Klarsfeld is 31, dark and sulkily handsome, with the flagrant hauteur of a hard rock philosopher from the Sourbonne rather than the bib-and-tuckered formality of the French Bar Association. His fluent English carries an overlay of New Yorkese from the time he spent in the early nineties, working with influential corporate lawyers in Manhattan. But even then the cause he refers to now was imprinted on him like a birthmark: he is the eldest son of Serge and Beate Klarsfeld, whose unremitting quest for justice on behalf of Holocaust victims has made them sombre celebrities in France. It led, most famously, to tracking down Klaus Barbie, the ''Butcher of Lyons'', in his Bolivian hideout, and at the subsequent trial in 1987 Klarsfeld senior led the prosecution. Barbie, jailed for life, died four years later, aged 77.

So, a decade on, there is an intense symmetry in the fact that Serge's son should now be representing some of the families of those Jewish Bordelais cravenly robbed of life. Yet Arno Klarsfeld, whose grandfather also died in Auschwitz, is careful to draw a distinction between the war crimes of the Nazis and that of the Vichy functionary, Papon. ''Future generations must know that those responsible for the 'final solution' in France were first and foremost the Germans who wanted to kill the Jews. Only after does responsibility lie with the Vichy administration which was indifferent to the fate of the Jews, but would not have done what it did had the Nazis not instructed it.''

to those who claim Papon is a scapegoat for France's bad conscience, that he is being tried because today there is no-one else, Klarsfeld spits out his disgust. This was a man, he says, who placed ambition before morals. ''The trial is important so that civil servants will never again blindly carry out orders just because they come from above.'' It escapes no-one that this particular chapter is ending just when Jean-Marie Le Pen's National Front seems to have shred the French right in last week's regional elections, his racism a virulent echo of the hatred which convulsed the world half a century ago. Does Klarsfeld perceive in that poison a revival of anti-Semitism?

''No, because the ultra-right is mostly concerned with striking against North African immigrants. But what is impressive is that, largely because of Jacques Chirac's stewardship, the various right-wing leaderships at national level seek no alliance with the extremists, even if it might be in their interests to do so.'' The best defence against Le Pen, he says, is a good economy. ''As long as there is no financial catastrophe in France, no further rise in unemployment, then Le Pen can be kept in check.''

Across the road from the nineteenth-century courthouse a hundred or so yellow placards are spread in a circle on the ground. Each bears a name in black, a star of David, and, in the right-hand corner, a photocopy of a specific deportation order: Alain GROSS. Born: 29.10.43. Domicile: 29 rue Henri IV, Bordeaux. Profession: nil. How could there be any profession? This citizen, who lived just streets away from the Palais de Justice, was only three months old. One of 223 children shunted out of France in convoys to Auschwitz when Papon was secretary-general of the prefect's office in the Bordeaux region, the supervisor of its wickedly coded Service for Jewish Questions. His signature on documents, which would eventually lead deportees to the gas chambers, is the most damning evidence, and once again it raises the question of how a cultivated man of respected intelligence could not have realised

- as he claims - the monstrous fate he was shaping for others. This was the bureaucrat who was twice described by the Nazis as a talented administrative specialist. ''Can be trusted,'' one report tersely observed. And after the war others clearly thought so too. For Papon was to serve France as budget minister.
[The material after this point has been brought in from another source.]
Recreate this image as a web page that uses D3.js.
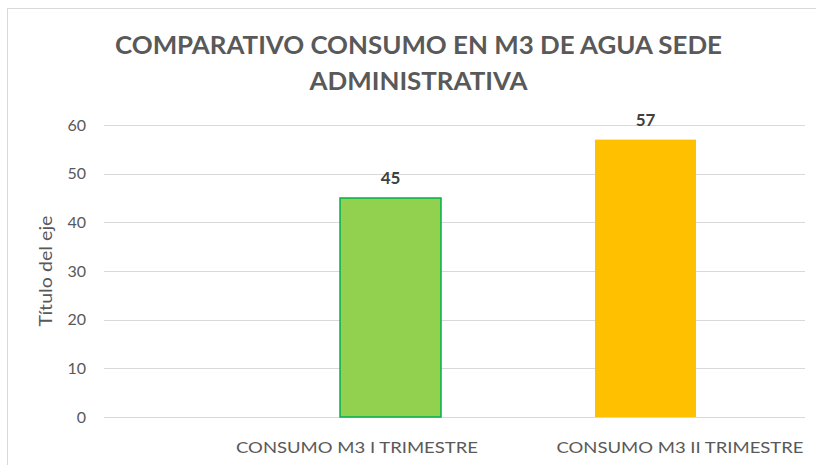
<!DOCTYPE html>
<meta charset="utf-8">
<style>
  body { margin: 0; background: #fff; }
  text { font-family: Lato, "Open Sans", sans-serif; }
</style>
<svg width="816" height="465"></svg>
<script src="https://d3js.org/d3.v7.min.js"></script>
<script>

    var categories = ["CONSUMO M3 I TRIMESTRE", "CONSUMO M3 II TRIMESTRE"];
    var values = [45, 57];
    var barFills = ["#92d050", "#ffc000"];
    var barStrokes = ["#00b050", "none"];
    var yTicks = [0, 10, 20, 30, 40, 50, 60];
    var titleLines = ["COMPARATIVO CONSUMO EN M3 DE AGUA SEDE", "ADMINISTRATIVA"];
    var yTitle = "Título del eje";

    var svg = d3.select("svg"),
        width = +svg.attr("width"),
        height = +svg.attr("height");

    var plotLeft = 104, plotRight = 805, plotTop = 125, plotBottom = 417;

    // squeeze or stretch a text to a measured width from the picture
    function fit(sel, w) {
        var len = sel.node().getComputedTextLength();
        if (Math.abs(len - w) > 2) sel.attr("textLength", w).attr("lengthAdjust", "spacingAndGlyphs");
    }

    // chart frame
    svg.append("rect")
        .attr("x", 7.5).attr("y", 8.5)
        .attr("width", width).attr("height", height)
        .attr("fill", "#fff").attr("stroke", "#d9d9d9");

    var y = d3.scaleLinear().domain([0, 60]).range([plotBottom, plotTop]);

    // bars sit off-centre in Excel's layout, so the band range is narrower than the plot
    var x = d3.scaleBand().domain(categories)
        .range([263, 773])
        .paddingInner(0.604)
        .paddingOuter(0.302);

    // labels were nudged by Excel to stay inside the plot
    var xLabel = d3.scalePoint().domain(categories).range([357, 680]);

    // gridlines
    svg.append("g").selectAll("line")
        .data(yTicks)
        .enter().append("line")
        .attr("x1", plotLeft).attr("x2", plotRight)
        .attr("y1", function(d) { return Math.round(y(d)) + 0.5; })
        .attr("y2", function(d) { return Math.round(y(d)) + 0.5; })
        .attr("stroke", "#d9d9d9")
        .attr("stroke-width", 1.2);

    // y tick labels
    svg.append("g").selectAll("text")
        .data(yTicks)
        .enter().append("text")
        .attr("x", 86)
        .attr("y", function(d) { return y(d); })
        .attr("dy", "0.35em")
        .attr("text-anchor", "end")
        .attr("font-size", 16)
        .attr("fill", "#595959")
        .text(function(d) { return d; });

    // y axis title
    svg.append("text")
        .attr("transform", "translate(52," + (plotBottom + plotTop) / 2 + ") rotate(-90)")
        .attr("text-anchor", "middle")
        .attr("font-size", 18)
        .attr("fill", "#595959")
        .text(yTitle)
        .call(fit, 111);

    // bars
    svg.append("g").selectAll("rect")
        .data(values)
        .enter().append("rect")
        .attr("x", function(d, i) { return x(categories[i]); })
        .attr("y", function(d) { return y(d); })
        .attr("width", x.bandwidth())
        .attr("height", function(d) { return y(0) - y(d); })
        .attr("fill", function(d, i) { return barFills[i]; })
        .attr("stroke", function(d, i) { return barStrokes[i]; })
        .attr("stroke-width", 1.5);

    // value labels
    svg.append("g").selectAll("text")
        .data(values)
        .enter().append("text")
        .attr("x", function(d, i) { return x(categories[i]) + x.bandwidth() / 2; })
        .attr("y", function(d) { return y(d) - 14; })
        .attr("text-anchor", "middle")
        .attr("font-size", 17)
        .attr("font-weight", "bold")
        .attr("fill", "#404040")
        .text(function(d) { return d; });

    // category labels
    var labelWidths = [242, 247];
    svg.append("g").selectAll("text")
        .data(categories)
        .enter().append("text")
        .attr("x", function(d) { return xLabel(d); })
        .attr("y", 453)
        .attr("text-anchor", "middle")
        .attr("font-size", 16)
        .attr("fill", "#595959")
        .text(function(d) { return d; })
        .each(function(d, i) { fit(d3.select(this), labelWidths[i]); });

    // title
    var titleWidths = [607, 218];
    svg.append("g").selectAll("text")
        .data(titleLines)
        .enter().append("text")
        .attr("x", 418.5)
        .attr("y", function(d, i) { return 54 + i * 36; })
        .attr("text-anchor", "middle")
        .attr("font-size", 24)
        .attr("font-weight", "bold")
        .attr("fill", "#595959")
        .text(function(d) { return d; })
        .each(function(d, i) { fit(d3.select(this), titleWidths[i]); });

</script>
Klarsfeld scoffs at the notion that Papon wept from grief that Christmas Day in 1943. ''Why would he cry if he didn't know those deportees were going on a lethal journey? When you are given so much education, when you come from a good family, and, yes, you love Mozart - in fact, when you have everything - how can you so easily send people to their death?'' But complicity builds slowly until it hardens over everything as an invisible scab. ''Little by little the crimes are committed,'' Klarsfeld muses. ''First you decide to join a government, the Vichy regime, which goes against everything you believed in the past. And then you no longer ask questions so as not to receive the answers. France, under Vichy, wanted its place in the new Europe which would be led by the Nazis, and Papon himself wanted his place in the sun.''

After all these months, what does he feel when he looks at this old man held together with mental agility and icy pride? ''My view is that he is someone who has always been very selfish, always sought to be on the side of power, which meant that, of his own free will, he chose to deny everything. He could have been the opposite, an outstanding example of what the brilliant and good civil servant should be.'' Then comes a sardonic reflection: ''Maybe, too, Papon has done a lot for octogenarians, the Fourth Age, by being so alert and in control.''

And Klarsfeld himself, the beau of coveted actresses and models, the brilliant law student turned reckless advocate, and author of two derided novels, what self-knowledge has he gained? In retrospect he thinks his whole life has been a preparation for Papon's trial, for even when he was a schoolboy his parents involved him in their work, although that meant he didn't really have a childhood. ''Perhaps that's why I still have this juvenile side, this need to skate everywhere at the age of 31.'' Yet if his court performance in Bordeaux does cost him dear among the legal hierarchy of France, he professes not to care. ''The people are for me, not

the notables. But it's like Rhett Butler in

Gone With The Wind: 'Frankly, my dear, I don't give a damn'.''

Except that's not precisely so. For all his harem-scarem strategy Arno Klarsfeld is profoundly committed to the purpose of this trial. He knows that the living cannot offer forgiveness on behalf of the dead, but gaining some understanding of what happened by excavating the truth provides a tremendously important lesson for the future. It ensures the vanished ones still matter, that they are not lost entirely.